**Request:** Send back all the data below, exactly as given.

--- Begin ---

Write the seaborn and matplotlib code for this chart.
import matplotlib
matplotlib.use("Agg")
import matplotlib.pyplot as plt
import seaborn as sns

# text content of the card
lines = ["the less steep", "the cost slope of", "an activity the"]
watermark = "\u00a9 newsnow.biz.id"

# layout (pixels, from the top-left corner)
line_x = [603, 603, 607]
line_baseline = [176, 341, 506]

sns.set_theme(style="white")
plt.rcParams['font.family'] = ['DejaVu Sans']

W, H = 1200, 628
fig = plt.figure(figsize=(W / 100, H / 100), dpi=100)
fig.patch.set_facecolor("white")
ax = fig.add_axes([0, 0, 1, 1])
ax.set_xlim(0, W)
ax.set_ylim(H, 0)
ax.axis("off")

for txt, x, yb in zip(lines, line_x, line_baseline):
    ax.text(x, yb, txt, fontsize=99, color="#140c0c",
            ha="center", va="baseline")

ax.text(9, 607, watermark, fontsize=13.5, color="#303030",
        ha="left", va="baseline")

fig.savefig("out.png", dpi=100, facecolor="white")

--- End ---

**Output of the exercise:**
Write the seaborn and matplotlib code for this chart.
import matplotlib
matplotlib.use("Agg")
import matplotlib.pyplot as plt
import seaborn as sns

# text content of the card
lines = ["the less steep", "the cost slope of", "an activity the"]
watermark = "\u00a9 newsnow.biz.id"

# layout (pixels, from the top-left corner)
line_x = [603, 603, 607]
line_baseline = [176, 341, 506]

sns.set_theme(style="white")
plt.rcParams['font.family'] = ['DejaVu Sans']

W, H = 1200, 628
fig = plt.figure(figsize=(W / 100, H / 100), dpi=100)
fig.patch.set_facecolor("white")
ax = fig.add_axes([0, 0, 1, 1])
ax.set_xlim(0, W)
ax.set_ylim(H, 0)
ax.axis("off")

for txt, x, yb in zip(lines, line_x, line_baseline):
    ax.text(x, yb, txt, fontsize=99, color="#140c0c",
            ha="center", va="baseline")

ax.text(9, 607, watermark, fontsize=13.5, color="#303030",
        ha="left", va="baseline")

fig.savefig("out.png", dpi=100, facecolor="white")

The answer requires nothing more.